I encountered this problem in class, and I did not understand how to solve it:
The problem:
Find all functions $ f \in C²$ such that $$ \dfrac{\partial²f}{\partial x²} + \dfrac{\partial²f}{\partial x \partial y} - 6\frac{\partial² f}{\partial v²} = 1, $$ using the variable substitution $$ \begin{cases} u = x + ay \\ v = x + by. \end{cases} $$
My attempt at solving it
First I used the chain rule to get $$ \dfrac{\partial f}{\partial x} = \dfrac{\partial f}{\partial u} + \dfrac{\partial f}{\partial v} $$ $$\dfrac{\partial f}{\partial y} = a\cdot\dfrac{\partial f}{\partial u} + b\cdot \dfrac{\partial f}{\partial v} $$ Then I used the chain rule to derive $\dfrac{\partial f}{\partial x²}$, $\dfrac{\partial²f}{\partial x\partial y}$ and $\dfrac{\partial²f}{\partial y²}$, which yielded $$ \dfrac{\partial²f}{\partial x²} = \dfrac{\partial²f}{\partial u²} + 2\dfrac{\partial²f}{\partial u \partial v} + \dfrac{\partial²f}{\partial v²}, $$ $$ \dfrac{\partial²f}{\partial x \partial y} = a \dfrac{\partial²f}{\partial u \partial v} +(a + b)\dfrac{\partial²f}{\partial } +b\dfrac{\partial²f}{\partial v²}, $$ $$ \dfrac{\partial²f}{\partial y²} = a^2\dfrac{\partial²f}{\partial u²} +2ab\dfrac{\partial²f}{\partial u \partial v} + b^2\dfrac{\partial²f}{\partial v²}. $$ This can be inserted in the original equation, giving us $$ (1+a-6a²)\dfrac{\partial²f}{\partial u²} + (2+b+a-12ab)\dfrac{\partial²f}{\partial u \partial v} + (1+b-6b²)\dfrac{\partial²f}{\partial v²} $$ but I don't know where to go from here.
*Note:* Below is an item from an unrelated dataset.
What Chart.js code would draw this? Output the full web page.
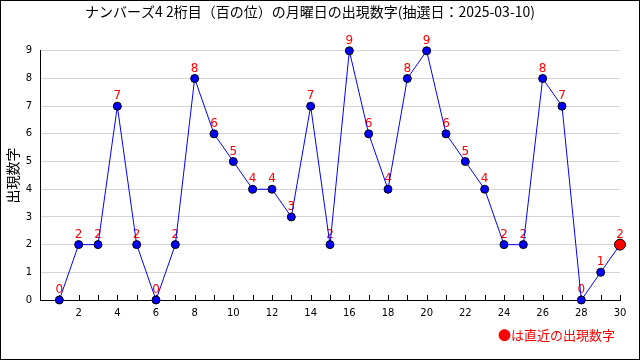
<!DOCTYPE html>
<html>
<head>
<meta charset="utf-8">
<script src="https://cdn.jsdelivr.net/npm/chart.js@4"></script>
<style>
  body { margin: 0; background: #fff; }
</style>
</head>
<body>
<canvas id="numChart" width="640" height="360"></canvas>
<script>
// 抽選回 (月曜日) と 百の位の数字
const days = [1,2,3,4,5,6,7,8,9,10,11,12,13,14,15,16,17,18,19,20,21,22,23,24,25,26,27,28,29,30];
const digits = [0,2,2,7,2,0,2,8,6,5,4,4,3,7,2,9,6,4,8,9,6,5,4,2,2,8,7,0,1,2];
const titleText = 'ナンバーズ4 2桁目（百の位）の月曜日の出現数字(抽選日：2025-03-10)';
const yTitle = '出現数字';
const noteText = '●は直近の出現数字';

const lastIdx = digits.length - 1;

// border around the whole picture + the note at bottom right
const frame = {
  id: 'frame',
  afterDraw(chart) {
    const c = chart.ctx;
    c.save();
    c.strokeStyle = '#000';
    c.lineWidth = 1;
    c.strokeRect(0.5, 0.5, chart.width - 1, chart.height - 1);
    c.fillStyle = '#ff0000';
    c.font = '13px "Noto Sans CJK JP"';
    c.textAlign = 'right';
    c.textBaseline = 'middle';
    c.fillText(noteText, chart.chartArea.right - 5, 335);
    c.restore();
  }
};

// small tick marks pointing up into the plot + red value labels
const marks = {
  id: 'marks',
  beforeDatasetsDraw(chart) {
    const c = chart.ctx;
    const xs = chart.scales.x;
    const y0 = chart.chartArea.bottom;
    c.save();
    c.strokeStyle = '#000';
    c.lineWidth = 1;
    c.beginPath();
    for (let d = 1; d <= 30; d++) {
      const px = Math.round(xs.getPixelForValue(d)) + 0.5;
      c.moveTo(px, y0);
      c.lineTo(px, y0 - 5);
    }
    c.stroke();

    const meta = chart.getDatasetMeta(0);
    c.fillStyle = '#ff0000';
    c.font = '12px "DejaVu Sans"';
    c.textAlign = 'center';
    c.textBaseline = 'bottom';
    meta.data.forEach((pt, i) => {
      c.fillText(String(digits[i]), pt.x, pt.y - 4);
    });
    c.restore();
  }
};

let chart = new Chart(document.getElementById('numChart'), {
  type: 'line',
  data: {
    datasets: [{
      data: days.map((d, i) => ({ x: d, y: digits[i] })),
      borderColor: '#0000ff',
      borderWidth: 1,
      tension: 0,
      pointBackgroundColor: digits.map((v, i) => i === lastIdx ? '#ff0000' : '#0000ff'),
      pointBorderColor: '#000000',
      pointBorderWidth: 1,
      pointRadius: digits.map((v, i) => i === lastIdx ? 5.5 : 4),
      clip: false
    }]
  },
  options: {
    responsive: false,
    devicePixelRatio: 1,
    animation: false,
    layout: {
      padding: { left: 0, right: 20, top: 0, bottom: 0 }
    },
    scales: {
      x: {
        type: 'linear',
        min: 0,
        max: 30,
        afterFit(scale) { scale.height = 60; },
        grid: { drawOnChartArea: false, drawTicks: false },
        border: { color: '#000', width: 1 },
        ticks: {
          stepSize: 1,
          autoSkip: false,
          maxRotation: 0,
          padding: 7,
          color: '#000',
          font: { family: '"DejaVu Sans"', size: 10 },
          callback: (v) => (v > 0 && v % 2 === 0) ? String(v) : ''
        }
      },
      y: {
        min: 0,
        max: 9,
        afterFit(scale) { scale.width = 40; },
        grid: { color: '#d4d4d4', drawTicks: false },
        border: { color: '#000', width: 1 },
        title: {
          display: true,
          text: yTitle,
          color: '#000',
          font: { family: '"Noto Sans CJK JP"', size: 14 },
          padding: { top: 4, bottom: 0 }
        },
        ticks: {
          stepSize: 1,
          padding: 8,
          color: '#000',
          font: { family: '"DejaVu Sans"', size: 10 }
        }
      }
    },
    plugins: {
      legend: { display: false },
      tooltip: { enabled: false },
      title: {
        display: true,
        text: titleText,
        color: '#000',
        font: { family: '"Noto Sans CJK JP"', size: 14, weight: 'normal' },
        padding: { top: 3, bottom: 31 }
      }
    }
  },
  plugins: [marks, frame]
});
</script>
</body>
</html>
When I attempt solving for $a$ and $b$ I end up with much more complicated expressions than I expect to get in this exercise (like $a=\frac{1}{12} \pm \sqrt{1/12² + 1/6}$) when I try to solve for 0 as the coefficients. The answer to the question says that they chose $a=1/2$ and $b=1/3$, but when I insert these values I only get the first coefficient to become 0, and I only know how to solve this if I am left with a single term.
How can this be solved?
edit (solution):
I didn't see the common denominator $\frac{1}{12}$ under the square-root when solving for $a$ in $a = \frac{1}{12} \pm \sqrt{\frac{1}{12²} + \frac{1}{6}}$. It could be rearranged into $a = \frac{1 \pm \sqrt{1 + 24}}{12} = \frac{1 \pm 5}{12}$. After that, one can solve for $b$ to make the second term go to $0$ as the answer suggested, and then integrate the last term to solve the differential equation (remember to add the functions of the other variable when integrating).
The answer from @tarkovsky123 helped me know that the rest of the solution was correct.
After completing your transformation you want to choose a and b such that the coefficient in front of the mixed derivative and the one homogenous in either u or v equals zero. You can (for example) choose to solve for a in the first quadratic equation. The solutions are a=1/2 and a=-1/3. Choose one of these, e.g. a =1/2 and solve for b in the second equation. Then you can continue solving the differential equation with known one-dimensional tools.